The Magic's current roster doesn't have a player without shouting distance of Howard's potential then, just a bizarre constellation of young talent (Aaron Gordon, Mo Harkless, Victor Oladipo, Elfrid Payton, Nikola Vucevic) and past-their-prime role players (Channing Frye, Ben Gordon, Luke Ridnour). Add a superstar to that mix, and the Magic might have something — but does Donovan want to premise his first, best shot at the NBA on the chance of that scenario becoming reality?

Donovan would be a strong candidate for nearly any NBA team because he's a fantastic coach, and likely destined for the Basketball Hall of Fame before his career is done. That's never going to change, though — and neither will Donovan's baseline level of interest in the NBA, nor his philosophy of hearing out opportunities, instead of refusing them out of fealty to Florida.

What will change? Donovan's level of satisfaction with Florida, and the quality of opportunity before him. Had Donovan won a national title last season, and seen a plum NBA job come open, I would have been utterly unsurprised by him concluding that he'd conquered the current level of his profession, and needed to move on. Donovan's frustrations with the 2014-15 season could yet linger into an offseason that might afford him NBA opportuinities, but I don't see a landing spot that makes so much sense that he would be a fool not to make the jump.

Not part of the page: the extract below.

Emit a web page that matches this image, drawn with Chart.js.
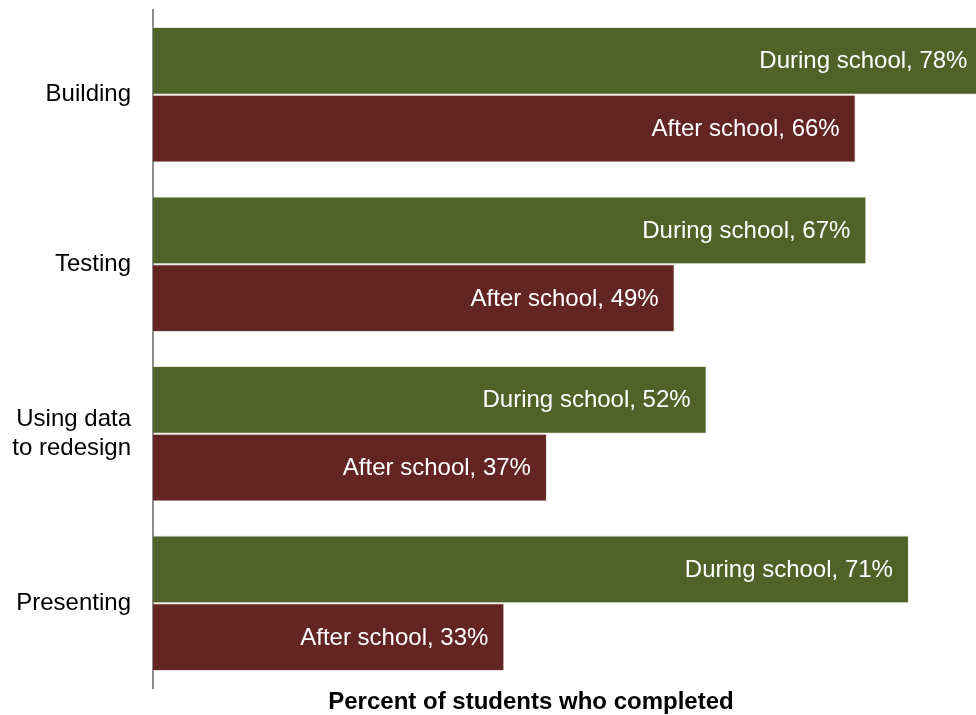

This cycle will repeat itself as time goes on, and this isn't the first or last word written on whether Donovan's future will feature Florida. Donovan and Florida are locked into an eternal dance that the Gators will happily continue until there's no more in Donovan's legs. All the Gators — Jeremy Foley, mostly — can do is strive to be Donovan's best possible partner, whether by renovating the O'Dome or other means.

I won't rule out the possibility that Billy Donovan will leave Florida for the NBA — he's done it before, and even if he got cold feet, he more than got the Magic to the dance floor back then.

But Donovan's also chosen to be the head coach at Florida over all other positions many, many more times than he's chosen something else. And I'll never be surprised to see him trying to make his Gators dance.